**DATASET EXCERPT:**
(begin)

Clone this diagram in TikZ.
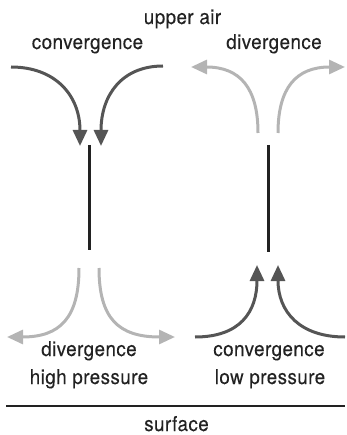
\documentclass[tikz,border=0pt]{standalone}
\usepackage{fontspec}
\setmainfont{TeX Gyre Heros}[FakeStretch=0.92,LetterSpace=2,FakeBold=0.15]
\usetikzlibrary{arrows.meta}
\definecolor{darkflow}{HTML}{555555}
\definecolor{lightflow}{HTML}{B4B4B4}
\definecolor{ink}{HTML}{222222}
\tikzset{
  inflow/.style={draw=darkflow, line width=3pt, -{Triangle[length=16pt,width=14pt]}},
  outflow/.style={draw=lightflow, line width=3pt, -{Triangle[length=16pt,width=14pt]}},
  column/.style={draw=ink, line width=3pt},
  caption/.style={font=\fontsize{20.5}{24}\selectfont, text=ink, inner sep=0pt, anchor=base},
}
\begin{document}
\begin{tikzpicture}[x=1pt,y=-1pt]
  \useasboundingbox (0,0) rectangle (346,435);

  % titres
  \node[caption] (upper) at (182.5,24) {upper air};
  \node[caption] (topconv) at (87.5,49) {convergence};
  \node[caption] (topdiv) at (274,49) {divergence};
  \node[caption] (lowdiv) at (89,356) {divergence};
  \node[caption] (high) at (89,384) {high pressure};
  \node[caption] (lowconv) at (269,356) {convergence};
  \node[caption] (low) at (270,384) {low pressure};
  \node[caption] (surf) at (176.5,431) {surface};

  % colonnes d'air
  \coordinate (hi-top) at (89,145);
  \coordinate (hi-bot) at (89,250);
  \coordinate (lo-top) at (268,145);
  \coordinate (lo-bot) at (268,252);
  \draw[column] (hi-top) -- (hi-bot);
  \draw[column] (lo-top) -- (lo-bot);

  % convergence en altitude (à gauche)
  \coordinate (ca0) at (11,67);   \coordinate (ca1) at (80,146);
  \coordinate (cb0) at (163,66);  \coordinate (cb1) at (101,146);
  \draw[inflow] (ca0) .. controls (55,67) and (80,95) .. (ca1);
  \draw[inflow] (cb0) .. controls (122,66) and (101,95) .. (cb1);

  % divergence en altitude (à droite)
  \coordinate (da0) at (258,133); \coordinate (da1) at (191,67);
  \coordinate (db0) at (278,133); \coordinate (db1) at (345,67);
  \draw[outflow] (da0) .. controls (258,88) and (240,67) .. (da1);
  \draw[outflow] (db0) .. controls (278,88) and (296,67) .. (db1);

  % divergence en surface (haute pression)
  \coordinate (ea0) at (79,268);  \coordinate (ea1) at (7,337);
  \coordinate (eb0) at (99,268);  \coordinate (eb1) at (175,337);
  \draw[outflow] (ea0) .. controls (79,318) and (60,337) .. (ea1);
  \draw[outflow] (eb0) .. controls (99,318) and (118,337) .. (eb1);

  % convergence en surface (basse pression)
  \coordinate (ga0) at (195,337); \coordinate (ga1) at (257,265);
  \coordinate (gb0) at (345,337); \coordinate (gb1) at (278,265);
  \draw[inflow] (ga0) .. controls (240,337) and (257,312) .. (ga1);
  \draw[inflow] (gb0) .. controls (300,337) and (278,312) .. (gb1);

  % sol
  \coordinate (ground-w) at (6,406);
  \coordinate (ground-e) at (345,406);
  \draw[draw=ink, line width=2pt] (ground-w) -- (ground-e);
\end{tikzpicture}
\end{document}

(end)

Transcribe all of the material exactly, leaving out whatever pictures it contains.

Clone this diagram in TikZ.
\documentclass[tikz,border=0pt]{standalone}
\usepackage{fontspec}
\setmainfont{TeX Gyre Heros}[FakeStretch=0.92,LetterSpace=2,FakeBold=0.15]
\usetikzlibrary{arrows.meta}
\definecolor{darkflow}{HTML}{555555}
\definecolor{lightflow}{HTML}{B4B4B4}
\definecolor{ink}{HTML}{222222}
\tikzset{
  inflow/.style={draw=darkflow, line width=3pt, -{Triangle[length=16pt,width=14pt]}},
  outflow/.style={draw=lightflow, line width=3pt, -{Triangle[length=16pt,width=14pt]}},
  column/.style={draw=ink, line width=3pt},
  caption/.style={font=\fontsize{20.5}{24}\selectfont, text=ink, inner sep=0pt, anchor=base},
}
\begin{document}
\begin{tikzpicture}[x=1pt,y=-1pt]
  \useasboundingbox (0,0) rectangle (346,435);

  % titres
  \node[caption] (upper) at (182.5,24) {upper air};
  \node[caption] (topconv) at (87.5,49) {convergence};
  \node[caption] (topdiv) at (274,49) {divergence};
  \node[caption] (lowdiv) at (89,356) {divergence};
  \node[caption] (high) at (89,384) {high pressure};
  \node[caption] (lowconv) at (269,356) {convergence};
  \node[caption] (low) at (270,384) {low pressure};
  \node[caption] (surf) at (176.5,431) {surface};

  % colonnes d'air
  \coordinate (hi-top) at (89,145);
  \coordinate (hi-bot) at (89,250);
  \coordinate (lo-top) at (268,145);
  \coordinate (lo-bot) at (268,252);
  \draw[column] (hi-top) -- (hi-bot);
  \draw[column] (lo-top) -- (lo-bot);

  % convergence en altitude (à gauche)
  \coordinate (ca0) at (11,67);   \coordinate (ca1) at (80,146);
  \coordinate (cb0) at (163,66);  \coordinate (cb1) at (101,146);
  \draw[inflow] (ca0) .. controls (55,67) and (80,95) .. (ca1);
  \draw[inflow] (cb0) .. controls (122,66) and (101,95) .. (cb1);

  % divergence en altitude (à droite)
  \coordinate (da0) at (258,133); \coordinate (da1) at (191,67);
  \coordinate (db0) at (278,133); \coordinate (db1) at (345,67);
  \draw[outflow] (da0) .. controls (258,88) and (240,67) .. (da1);
  \draw[outflow] (db0) .. controls (278,88) and (296,67) .. (db1);

  % divergence en surface (haute pression)
  \coordinate (ea0) at (79,268);  \coordinate (ea1) at (7,337);
  \coordinate (eb0) at (99,268);  \coordinate (eb1) at (175,337);
  \draw[outflow] (ea0) .. controls (79,318) and (60,337) .. (ea1);
  \draw[outflow] (eb0) .. controls (99,318) and (118,337) .. (eb1);

  % convergence en surface (basse pression)
  \coordinate (ga0) at (195,337); \coordinate (ga1) at (257,265);
  \coordinate (gb0) at (345,337); \coordinate (gb1) at (278,265);
  \draw[inflow] (ga0) .. controls (240,337) and (257,312) .. (ga1);
  \draw[inflow] (gb0) .. controls (300,337) and (278,312) .. (gb1);

  % sol
  \coordinate (ground-w) at (6,406);
  \coordinate (ground-e) at (345,406);
  \draw[draw=ink, line width=2pt] (ground-w) -- (ground-e);
\end{tikzpicture}
\end{document}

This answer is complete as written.